### MATERIAL FOR THIS EXERCISE:
####

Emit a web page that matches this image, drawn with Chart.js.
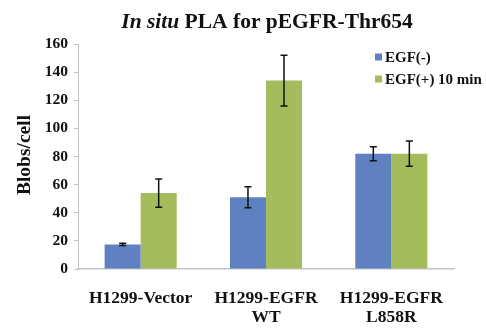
<!DOCTYPE html>
<html>
<head>
<meta charset="utf-8">
<script src="https://cdn.jsdelivr.net/npm/chart.js@4"></script>
<style>
    html, body { margin: 0; padding: 0; background: #fff; }
    #wrap { width: 486px; height: 331px; }
</style>
</head>
<body>
<div id="wrap"><canvas id="plaChart" width="486" height="331"></canvas></div>
<script>
// values
const categories = [['H1299-Vector'], ['H1299-EGFR', 'WT'], ['H1299-EGFR', 'L858R']];
const egfrMinus = [17.5, 51, 82];
const egfrMinusErr = [0.8, 7.5, 5];
const egfrPlus = [54, 134, 82];
const egfrPlusErr = [10, 18, 9];
const yTicks = [0, 20, 40, 60, 80, 100, 120, 140, 160];

const serif = '"Liberation Serif", "Times New Roman", serif';
const blue = '#5f81c1';
const green = '#a4bc5b';

// error bars + title + legend drawn on top of the bars
const extrasPlugin = {
    id: 'extras',
    afterDatasetsDraw: function(chart) {
        const ctx = chart.ctx;
        const y = chart.scales.y;
        const errs = [egfrMinusErr, egfrPlusErr];
        ctx.save();
        ctx.strokeStyle = '#111';
        ctx.lineWidth = 1.5;
        chart.data.datasets.forEach(function(ds, di) {
            const meta = chart.getDatasetMeta(di);
            meta.data.forEach(function(bar, i) {
                const v = ds.data[i];
                const e = errs[di][i];
                const yt = y.getPixelForValue(v + e);
                const yb = y.getPixelForValue(v - e);
                ctx.beginPath();
                ctx.moveTo(bar.x, yt);
                ctx.lineTo(bar.x, yb);
                ctx.moveTo(bar.x - 3.5, yt);
                ctx.lineTo(bar.x + 3.5, yt);
                ctx.moveTo(bar.x - 3.5, yb);
                ctx.lineTo(bar.x + 3.5, yb);
                ctx.stroke();
            });
        });
        ctx.restore();
    },
    afterDraw: function(chart) {
        const ctx = chart.ctx;
        ctx.save();
        ctx.fillStyle = '#111';
        ctx.textBaseline = 'alphabetic';

        // title, with the italic part
        const part1 = 'In situ ';
        const part2 = 'PLA for pEGFR-Thr654';
        const f1 = 'italic bold 21.5px ' + serif;
        const f2 = 'bold 21.5px ' + serif;
        ctx.font = f1;
        const w1 = ctx.measureText(part1).width;
        ctx.font = f2;
        const w2 = ctx.measureText(part2).width;
        const startX = 267 - (w1 + w2) / 2;
        ctx.font = f1;
        ctx.textAlign = 'left';
        ctx.fillText(part1, startX, 28);
        ctx.font = f2;
        ctx.fillText(part2, startX + w1, 28);

        // y axis title
        ctx.save();
        ctx.translate(25, 155);
        ctx.rotate(-Math.PI / 2);
        ctx.font = 'bold 19.5px ' + serif;
        ctx.textAlign = 'center';
        ctx.textBaseline = 'middle';
        ctx.fillText('Blobs/cell', 0, 0);
        ctx.restore();

        // legend
        ctx.font = 'bold 15px ' + serif;
        ctx.textBaseline = 'middle';
        ctx.textAlign = 'left';
        const rows = [[chart.data.datasets[0], 57], [chart.data.datasets[1], 79]];
        rows.forEach(function(r) {
            ctx.fillStyle = r[0].backgroundColor;
            ctx.fillRect(375, r[1] - 3.5, 7, 7);
            ctx.fillStyle = '#111';
            ctx.fillText(r[0].label, 385, r[1] + 1);
        });
        ctx.restore();
    }
};

const ctx = document.getElementById('plaChart').getContext('2d');
new Chart(ctx, {
    type: 'bar',
    data: {
        labels: categories,
        datasets: [{
            label: 'EGF(-)',
            data: egfrMinus,
            backgroundColor: blue,
            categoryPercentage: 0.575,
            barPercentage: 1.0
        }, {
            label: 'EGF(+) 10 min',
            data: egfrPlus,
            backgroundColor: green,
            categoryPercentage: 0.575,
            barPercentage: 1.0
        }]
    },
    options: {
        responsive: false,
        animation: false,
        devicePixelRatio: 1,
        layout: { padding: { top: 44, right: 32, left: 0, bottom: 0 } },
        plugins: {
            legend: { display: false },
            tooltip: { enabled: false },
            title: { display: false }
        },
        scales: {
            x: {
                grid: { display: false, drawTicks: false },
                border: { display: true, color: '#c4c4c4', width: 1.5 },
                ticks: {
                    color: '#111',
                    padding: 20,
                    maxRotation: 0,
                    font: { family: serif, size: 17.5, weight: 'bold', lineHeight: 1.08 }
                },
                afterFit: function(scale) { scale.height = 62; }
            },
            y: {
                min: 0,
                max: 160,
                afterBuildTicks: function(scale) {
                    scale.ticks = yTicks.map(function(v) { return { value: v }; });
                },
                grid: { drawOnChartArea: false, drawTicks: true, tickLength: 4, color: '#c4c4c4' },
                border: { display: true, color: '#c4c4c4', width: 1 },
                ticks: {
                    color: '#111',
                    padding: 6,
                    font: { family: serif, size: 15.5, weight: 'bold' }
                },
                afterFit: function(scale) { scale.width = 78; }
            }
        }
    },
    plugins: [extrasPlugin]
});
</script>
</body>
</html>
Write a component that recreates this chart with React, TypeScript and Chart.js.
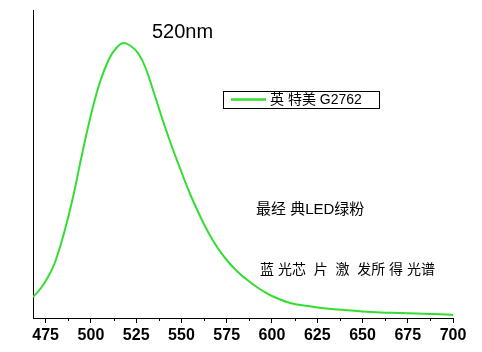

####

### THE REQUEST:
Write out every record above exactly as it stands, but leave out the pictures.

### RESULT OF THE EXERCISE:
Emit a web page that matches this image, drawn with Chart.js.
<!DOCTYPE html>
<html>
<head>
<meta charset="utf-8">
<script src="https://cdn.jsdelivr.net/npm/chart.js@4"></script>
<style>
    html, body { margin: 0; padding: 0; background: #fff; }
    #wrap { width: 486px; height: 331px; }
</style>
</head>
<body>
<div id="wrap"><canvas id="plaChart" width="486" height="331"></canvas></div>
<script>
// values
const categories = [['H1299-Vector'], ['H1299-EGFR', 'WT'], ['H1299-EGFR', 'L858R']];
const egfrMinus = [17.5, 51, 82];
const egfrMinusErr = [0.8, 7.5, 5];
const egfrPlus = [54, 134, 82];
const egfrPlusErr = [10, 18, 9];
const yTicks = [0, 20, 40, 60, 80, 100, 120, 140, 160];

const serif = '"Liberation Serif", "Times New Roman", serif';
const blue = '#5f81c1';
const green = '#a4bc5b';

// error bars + title + legend drawn on top of the bars
const extrasPlugin = {
    id: 'extras',
    afterDatasetsDraw: function(chart) {
        const ctx = chart.ctx;
        const y = chart.scales.y;
        const errs = [egfrMinusErr, egfrPlusErr];
        ctx.save();
        ctx.strokeStyle = '#111';
        ctx.lineWidth = 1.5;
        chart.data.datasets.forEach(function(ds, di) {
            const meta = chart.getDatasetMeta(di);
            meta.data.forEach(function(bar, i) {
                const v = ds.data[i];
                const e = errs[di][i];
                const yt = y.getPixelForValue(v + e);
                const yb = y.getPixelForValue(v - e);
                ctx.beginPath();
                ctx.moveTo(bar.x, yt);
                ctx.lineTo(bar.x, yb);
                ctx.moveTo(bar.x - 3.5, yt);
                ctx.lineTo(bar.x + 3.5, yt);
                ctx.moveTo(bar.x - 3.5, yb);
                ctx.lineTo(bar.x + 3.5, yb);
                ctx.stroke();
            });
        });
        ctx.restore();
    },
    afterDraw: function(chart) {
        const ctx = chart.ctx;
        ctx.save();
        ctx.fillStyle = '#111';
        ctx.textBaseline = 'alphabetic';

        // title, with the italic part
        const part1 = 'In situ ';
        const part2 = 'PLA for pEGFR-Thr654';
        const f1 = 'italic bold 21.5px ' + serif;
        const f2 = 'bold 21.5px ' + serif;
        ctx.font = f1;
        const w1 = ctx.measureText(part1).width;
        ctx.font = f2;
        const w2 = ctx.measureText(part2).width;
        const startX = 267 - (w1 + w2) / 2;
        ctx.font = f1;
        ctx.textAlign = 'left';
        ctx.fillText(part1, startX, 28);
        ctx.font = f2;
        ctx.fillText(part2, startX + w1, 28);

        // y axis title
        ctx.save();
        ctx.translate(25, 155);
        ctx.rotate(-Math.PI / 2);
        ctx.font = 'bold 19.5px ' + serif;
        ctx.textAlign = 'center';
        ctx.textBaseline = 'middle';
        ctx.fillText('Blobs/cell', 0, 0);
        ctx.restore();

        // legend
        ctx.font = 'bold 15px ' + serif;
        ctx.textBaseline = 'middle';
        ctx.textAlign = 'left';
        const rows = [[chart.data.datasets[0], 57], [chart.data.datasets[1], 79]];
        rows.forEach(function(r) {
            ctx.fillStyle = r[0].backgroundColor;
            ctx.fillRect(375, r[1] - 3.5, 7, 7);
            ctx.fillStyle = '#111';
            ctx.fillText(r[0].label, 385, r[1] + 1);
        });
        ctx.restore();
    }
};

const ctx = document.getElementById('plaChart').getContext('2d');
new Chart(ctx, {
    type: 'bar',
    data: {
        labels: categories,
        datasets: [{
            label: 'EGF(-)',
            data: egfrMinus,
            backgroundColor: blue,
            categoryPercentage: 0.575,
            barPercentage: 1.0
        }, {
            label: 'EGF(+) 10 min',
            data: egfrPlus,
            backgroundColor: green,
            categoryPercentage: 0.575,
            barPercentage: 1.0
        }]
    },
    options: {
        responsive: false,
        animation: false,
        devicePixelRatio: 1,
        layout: { padding: { top: 44, right: 32, left: 0, bottom: 0 } },
        plugins: {
            legend: { display: false },
            tooltip: { enabled: false },
            title: { display: false }
        },
        scales: {
            x: {
                grid: { display: false, drawTicks: false },
                border: { display: true, color: '#c4c4c4', width: 1.5 },
                ticks: {
                    color: '#111',
                    padding: 20,
                    maxRotation: 0,
                    font: { family: serif, size: 17.5, weight: 'bold', lineHeight: 1.08 }
                },
                afterFit: function(scale) { scale.height = 62; }
            },
            y: {
                min: 0,
                max: 160,
                afterBuildTicks: function(scale) {
                    scale.ticks = yTicks.map(function(v) { return { value: v }; });
                },
                grid: { drawOnChartArea: false, drawTicks: true, tickLength: 4, color: '#c4c4c4' },
                border: { display: true, color: '#c4c4c4', width: 1 },
                ticks: {
                    color: '#111',
                    padding: 6,
                    font: { family: serif, size: 15.5, weight: 'bold' }
                },
                afterFit: function(scale) { scale.width = 78; }
            }
        }
    },
    plugins: [extrasPlugin]
});
</script>
</body>
</html>
Write a component that recreates this chart with React, TypeScript and Chart.js.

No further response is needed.